Remark 10.1 (Closedness of the feasible set)

Some authors prefer to define convex optimization as the minimization of a convex function over a closed and convex set.

  1. We have not insisted that \(C\) be a closed set in the general definition of convex optimization problem.

  2. The closedness of \(C\) is an additional property which can provide additional guarantees on the existence of an optimal point. We shall introduce it whenever needed in the discussion below.

  3. Recall from Theorem 9.170 that a closed and convex set \(C\) is an intersection of all the halfspaces that contain it. Let \(\{ A_i \}_{i \in I}\) be the set of halfspaces that contains \(C\).

  4. Then, each half space can be written as

    \[ A_i = \{ \bx \in \VV \ST \langle \bx, \ba_i \rangle \leq b_i \}. \]
  5. Thus, \(\bx \in C\) is equivalent to \(\langle \bx, \ba_i \rangle \leq b_i\) for every \(i \in I\).

  6. This gives us the motivation to consider the feasible set in the form of intersection of sublevel sets of convex functions.

Majority of convex optimization problems can be transformed into a functional form where the constraints are expressed in the form of sublevel sets of convex functions and the level sets of affine functions.
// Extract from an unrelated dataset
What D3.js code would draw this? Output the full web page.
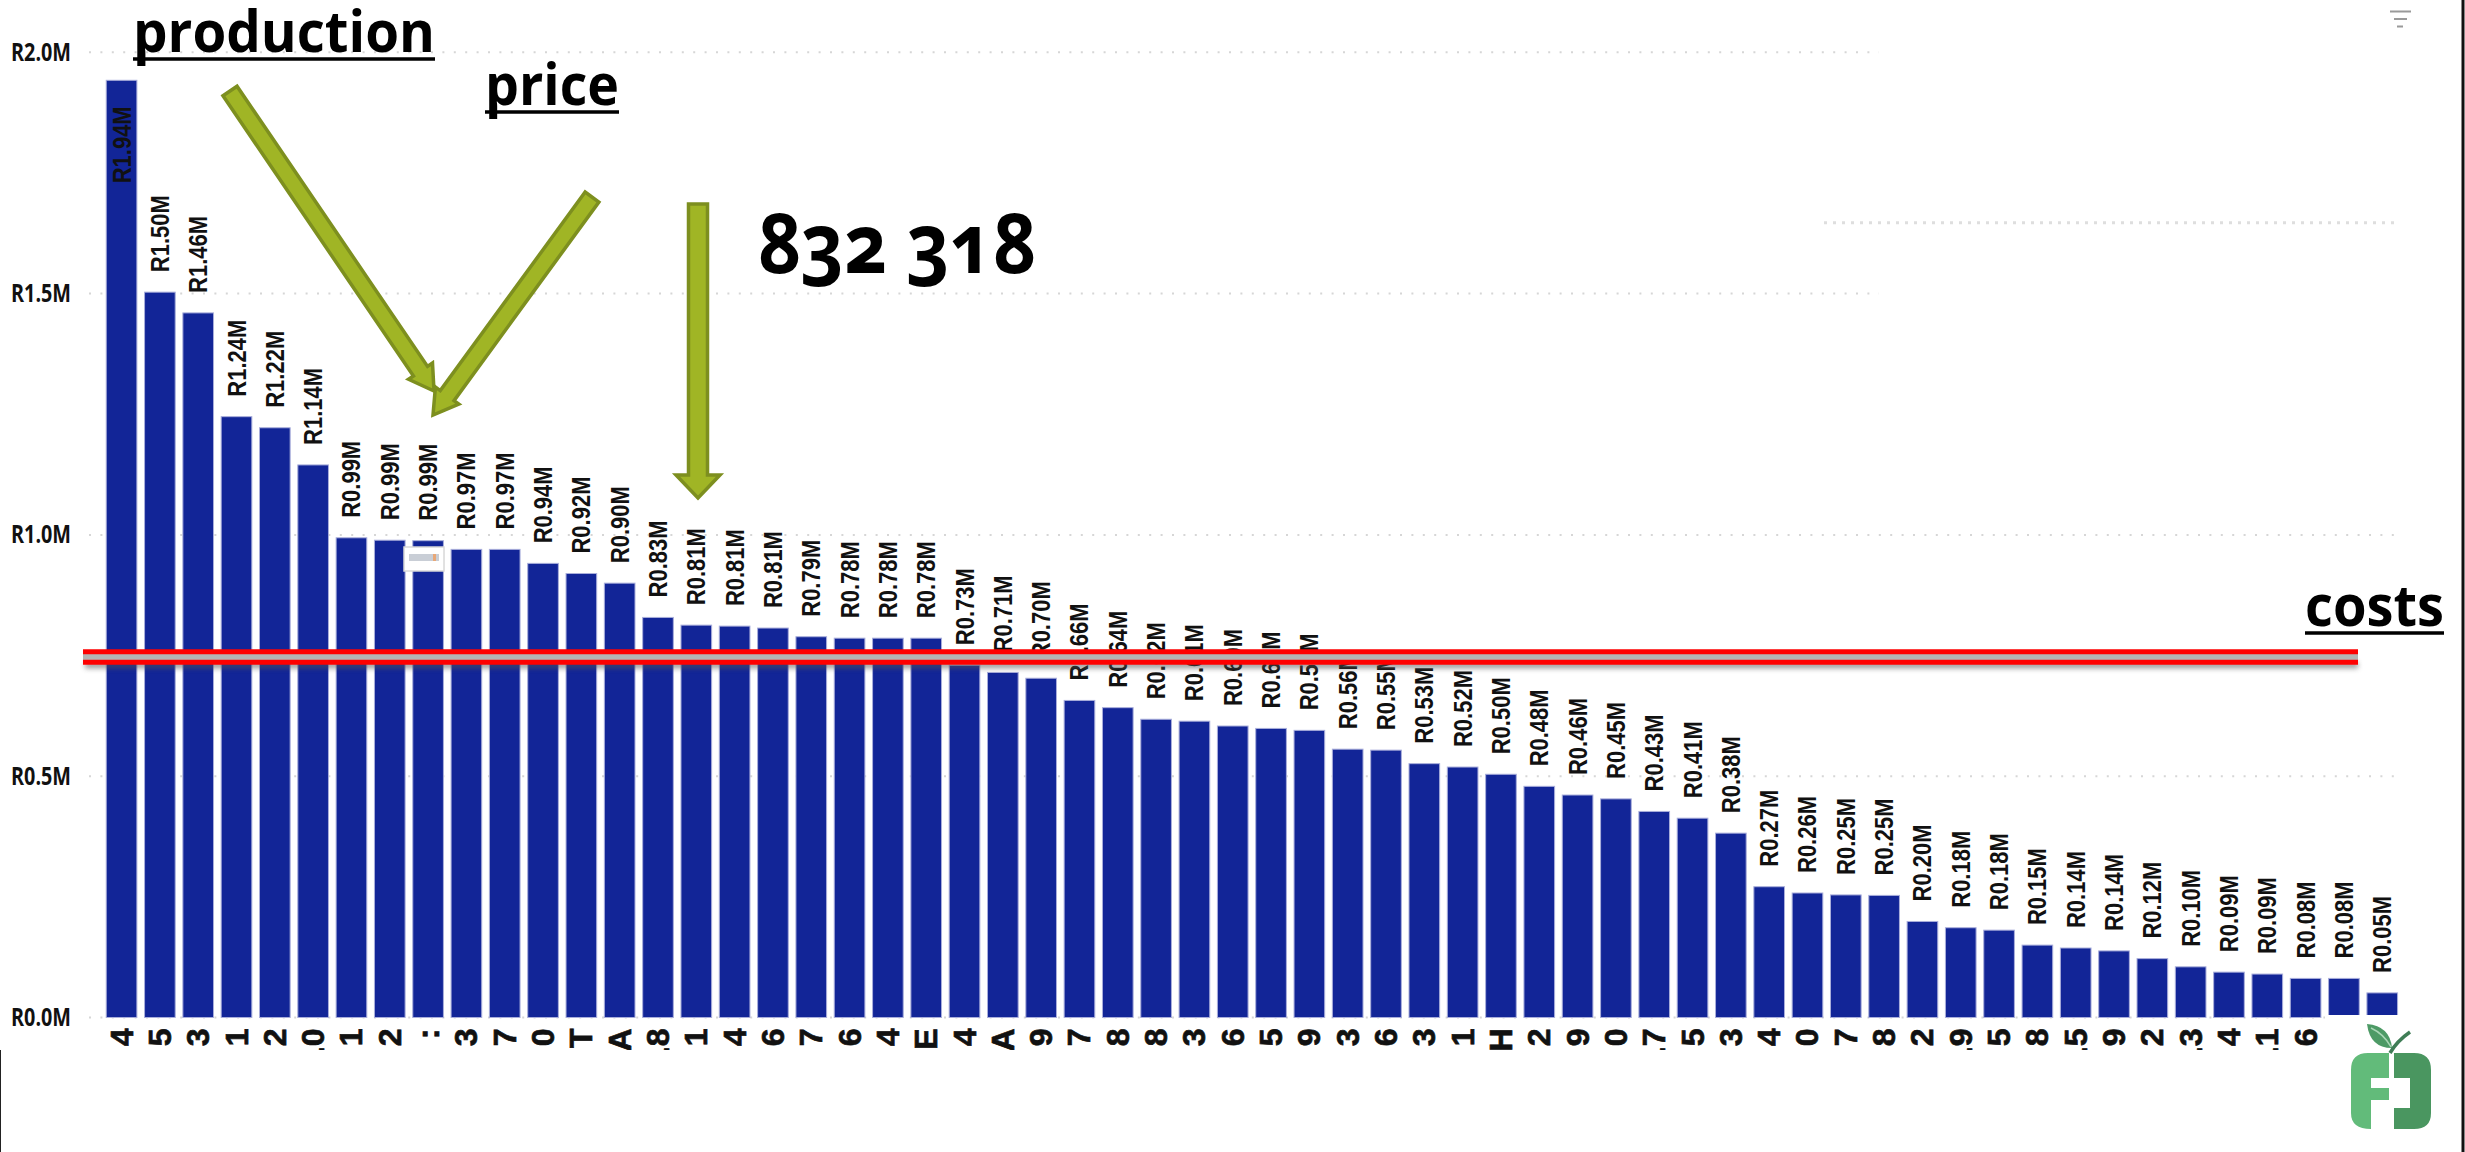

10.1.1.1. Convex Optimization Standard Form#

Definition 10.2 (Convex optimization problem standard form)

Let \(\VV\) be an \(n\)-dimensional real vector space. A mathematical optimization problem of the form

(10.1)#\[\begin{split}& \text{minimize } & & f_0(\bx) \\ & \text{subject to } & & f_i(\bx) \leq 0, & \quad i=1,\dots,m\\ & & & h_j(\bx) = 0, & \quad j=1,\dots,p\end{split}\]

with optimization variable \(\bx \in \VV\) is called a convex optimization problem in standard form if

  1. The objective function \(f_0: \VV \to \RR\) is a convex function.

  2. The inequality constraint functions \(f_i: \VV \to \RR\) are convex functions for \(i=1,\dots,m\).

  3. The equality constraint functions \(h_j: \VV \to \RR\) are affine functions for \(j=1,\dots,p\).

Observation 10.1 (Discussion on the convex optimization standard form)

  1. The domain of the problem is given by

    \[ \DDD = \dom f_0 \cap \bigcap_{i=1}^m \dom f_i \cap \bigcap_{j=1}^p \dom h_j. \]
  2. \(\dom h_j = \VV\) for every \(j=1,\dots,p\) since \(h_j\) are affine functions.

  3. Thus,

    \[ \DDD = \dom f_0 \cap \bigcap_{i=1}^m \dom f_i. \]
  4. By definition \(\dom f_i\) are convex for \(i=0,\dots,m\). Hence \(\DDD\) is convex.

  5. The feasible set \(C\) is given by

    \[ C = \dom f_0 \cap \bigcap_{i=1}^m f_i^{-1}(-\infty, 0] \cap \bigcap_{j=1}^p h_j^{-1}(0). \]
  6. Then, \(f_i^{-1}(-\infty, 0]\) are sublevel sets of convex functions hence they are also convex sets.

  7. By Theorem 4.209, the level sets of affine functions are affine sets.

  8. Thus, \(h_j^{-1}(0)\) is an affine set. Hence, it is a convex set.

  9. Thus, \(C\) is an intersection of convex sets.

  10. Thus, \(C\) is a convex set.

  11. We note that we can rewrite the standard form as

    \[\begin{split} & \text{minimize } & & f_0(\bx) \\ & \text{subject to } & & \bx \in C \end{split}\]

    to match with Definition 10.1.

Remark 10.2 (Adding closedness of objective and constraint functions)

Suppose we add an additional requirement that the function \(f_i\) for \(i=0,\dots,m\) are closed.

  1. Recall from Definition 3.64 that a function is closed if all its sublevel sets are closed.

  2. In particular, this means that the domain of a closed function is also closed.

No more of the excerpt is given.